There is a custom in high school wrestling that a wrestler, after his match, shakes hands with the opposing coach. This is not a rule, just a custom begun in the late 1970s by Herb Soles. However, twice this young season, we have competed against two teams that did not follow this custom. The coaches of both teams explained to me that they did not see the ritual as necessary and had instructed their wrestlers not to follow it.
"Fine with me," I responded to each, for every coach has to do what he or she sees best for their team. I would never second-guess such a decision by any coach, but some fans and other coaches I know have. A bit of an uproar occurred after a quad meet at our school in mid-December. Several folks, parents and other coaches, expressed dismay to me that one schools' wrestlers had not shaken my hand after each match. But I am more interested in how each wrestler conducts his or her match than if he or she shakes my hand afterward.
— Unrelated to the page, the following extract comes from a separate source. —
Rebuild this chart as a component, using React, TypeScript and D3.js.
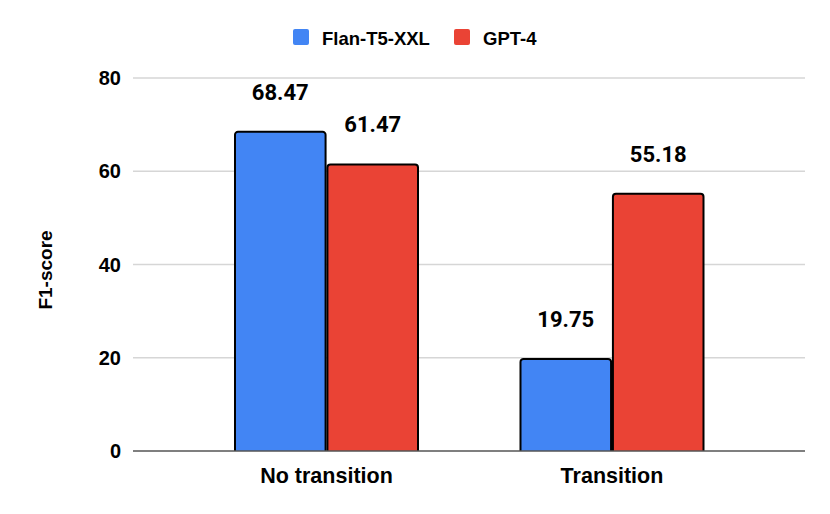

In wrestling we shake a lot of hands. The rules require that opponents shake hands before and after their match. Teams, after a dual meet, line up and shake hands. That, in my mind, is enough hand shaking and required sportsmanship for any team. What I want to see more of is graciousness. Win, but be gracious in winning.
Every reader, I wager, knows what it is to be embarrassed. Public humiliation is about as bad an experience any person can suffer, and it is even worse for an adolescent. It can happen in any part of school life -- classroom, hallway, field, court, stage, track, mat -- anywhere people are watching a contest or performance. No one wants to be the receiver of public ridicule and when a far superior athlete (or team) unnecessarily piles on points or is overly physical against a weaker opponent, he or she demeans his or her victory.
Scoring points matters. In wrestling, pinning your opponent is the best each wrestler can do for his team. However, some wrestlers seem to enjoy scoring at will just to embarrass a weaker wrestler. Some teams score more points than necessary to secure a victory.
I ask my wrestlers to go out, do their best, and be polite. Twice this short season, I have had to reprimand two of them for expressing joy on the mat. Yes, I am glad they won important matches, but I ask them to be a good winner. After all, there is another hard-working athlete out there with them. Respect his or her work as much as you do your own.